Recreational therapists typically need a bachelor's degree, usually in recreational therapy or a related field such as recreation and leisure studies.
Recreational therapy programs include courses in assessment, human anatomy, medical and psychiatric terminology, characteristics of illnesses and disabilities, and the use of assistive devices and technology. Bachelor's degree programs usually include an internship.
Licenses, Certifications, and Registrations
Most employers, particularly those in hospitals and other clinical settings, prefer to hire certified recreational therapists. The NCTRC offers the Certified Therapeutic Recreation Specialist (CTRS) credential. Candidates may qualify for certification through one of two pathways. The first option requires a bachelor's degree in recreational therapy, which includes the completion of a supervised internship of at least 560 hours, and passing an exam. The second option also requires passing an exam, but allows candidates with a bachelor's degree in an unrelated subject to qualify with a combination of education and work experience. Therapists must take continuing education classes to maintain certification.
NCTRC also offers specialty certification in five areas of practice: behavioral health, community inclusion services, developmental disabilities, geriatrics, and physical medicine/rehabilitation. Therapists also may earn certificates from other organizations to show proficiency in specific therapy techniques, such as aquatic therapy or aromatherapy.

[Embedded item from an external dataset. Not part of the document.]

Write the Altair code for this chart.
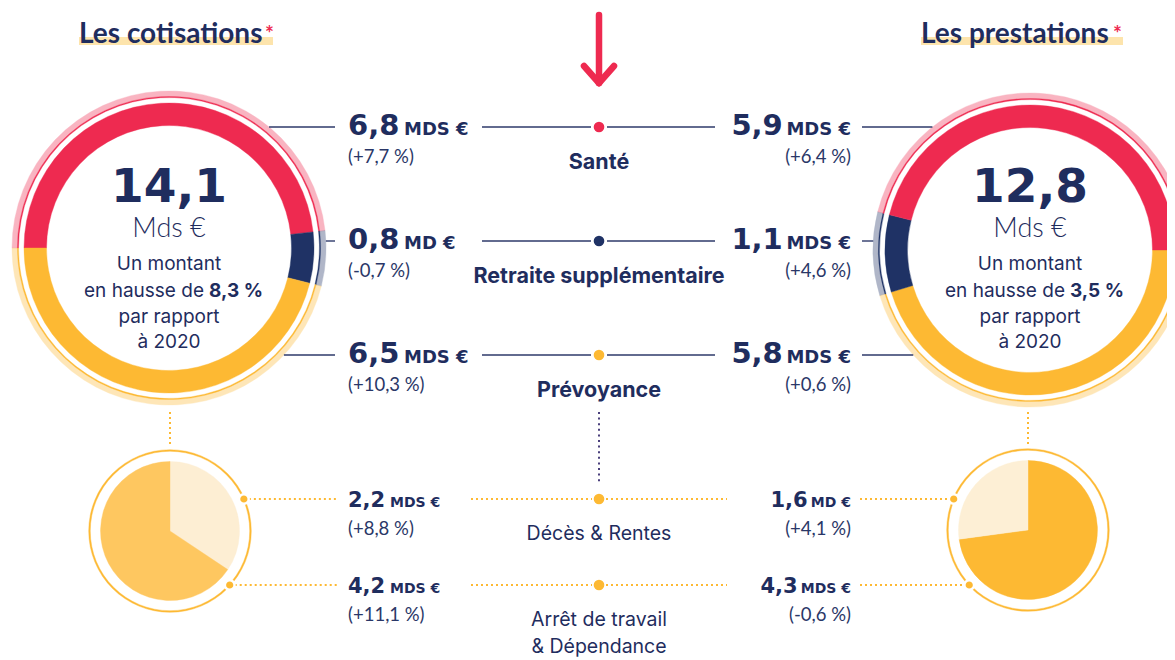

As of 2014, only New Hampshire, North Carolina, Oklahoma, and Utah required recreational therapists to obtain a license. Requirements vary by state. For specific requirements, contact the state's medical board.
Compassion. Recreational therapists should be kind and empathetic when providing support to patients and their families. They may deal with patients who are in pain or under emotional stress.
Leadership skills. Recreational therapists must be able to plan, develop, and implement intervention programs in an effective manner. They must be engaging and able to motivate patients to participate in a variety of therapeutic activities.
Listening skills. Recreational therapists must listen carefully to a patient's problems and concerns. They can then determine an appropriate course of treatment for that patient.
Patience. Recreational therapists may work with some patients who require more time and special attention than others.
Resourcefulness. Recreational therapists customize treatment plans for patients. They must be both creative and flexible when adapting activities or programs to each patient's needs.
Speaking skills. Recreational therapists need to communicate well with their patients. They must give clear directions during activities or instructions on healthy coping techniques.